Nissan’s New EV Concept Tries to Save the Full-Size Sport Sedan
Is the IMs the next Maxima, an upcoming autonomous EV—or both?
The reversal of the longstanding trend of longer, lower, and wider cars started in the 1950s is complete with Nissan's unveiling of its IMs "elevated sport sedan," a 59.0-inch-tall EV that looks like it could become the next Maxima. Nissan calls the design a "slipstream cabin arch over a B-pillarless interior space."
Nissan placed the IMs's flat, high-capacity battery pack under the passenger compartment, a space which designers prioritized by visually separating the greenhouse from the body, according to the automaker. Lack of a traditional internal-combustion engine allowed Nissan designers to emphasize roominess to create "an open, airy cabin that can play the dual role of a commanding cockpit or a lounge-like room."
The Nissan IMs concept points to the future of four-door sedans. Target constituents would seem to include aging baby boomers who may not want to step up or step down into a vehicle, as well as shared ride services such as Uber and Lyft, whose customers would appreciate easier ingress and egress, too. To that end, the roof of the Nissan IMs sits just 0.1 inch lower than does the Infiniti QX30 crossover's. Its other exterior dimensions are fairly typical of modern midsize sedans, with a 190.0-inch overall length and 74.0-inch width on a 114.0-inch wheelbase.
The IMs uses what Nissan calls a new electric vehicle platform, with front and rear electric motors powering all four wheels. Here, the dual motors combine to make a claimed 483 horsepower and 590 lb-ft of torque, and the 115-kWh battery pack offers, Nissan says, 380 miles of range. Despite the design flexibility allowed by electric powertrains, the IMs design has front-wheel-drive proportions, like a Nissan Maxima. It rides on an air suspension with adaptive ride sensors, and the car offers fully manual and fully autonomous driving modes.
The Nissan IMs's concept car tricks include handle-less suicide doors, no B-pillar, and cameras in place of the sideview mirrors that fold into the body when the car is being driven autonomously. The concept also has 22-inch wheels and tires, a glass roof, thin pillars, and "super-flush" side glass. There's also an "Invisible-to-Visible" augmented reality display that uses sensors and cloud data help occupants or drivers see things around the car that might otherwise be hidden.
The interior features what Nissan calls a 3D-printed "kumiko" structure on the instrument panel, as well as a driver display that uses a floating clear screen with dual layers. Nissan calls the center of the wide rear seat a "Premier Seat," and the slim outboard seats can be folded into a delta shape for private jet-style travel. The instrument and door panels are covered in a woven black material with gold fabric mesh accents. The interior floor is covered in custom carpeting with a "Shock Diamond" pattern.

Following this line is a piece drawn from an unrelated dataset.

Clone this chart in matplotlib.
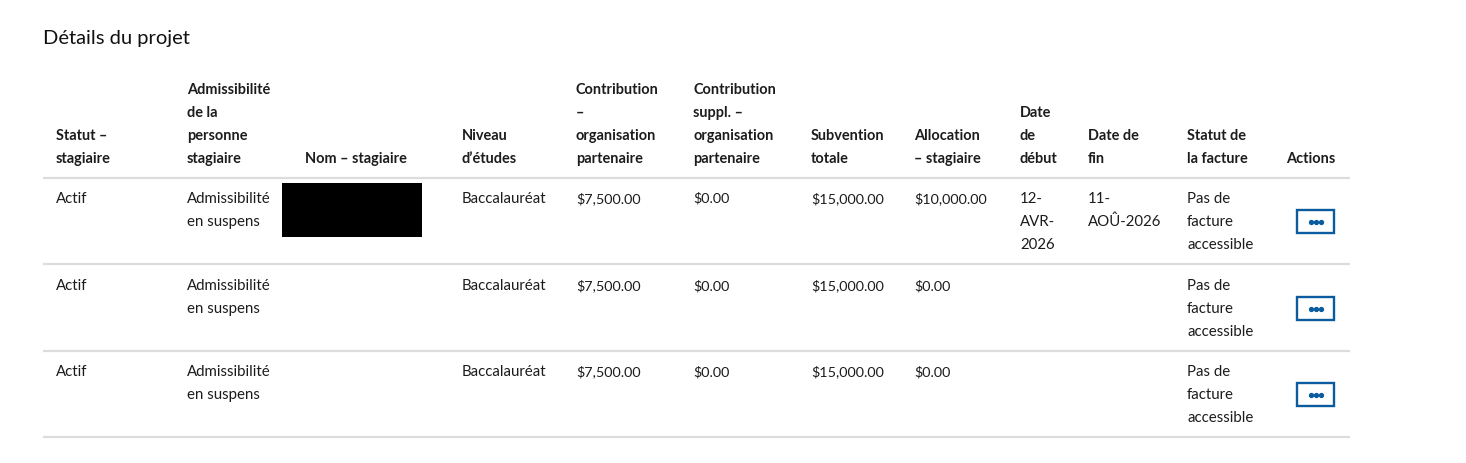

The concept's exterior lighting features a horizontal light blade in front that sends pulses of light to the interior and on to rear holographic lamps, where they meet at the center of the rear end before the sequence begins again at the front. It looks cool, but the purpose is unclear beyond that. Strip away the show-car fanciness, though, and at the very least you can see the design language likely to be adopted for the next-generation Maxima due for the 2021 or 2022 model year. The IMs concept also appears to be a peek at what Nissan is envisioning for an autonomous electric vehicle that could come within the next decade.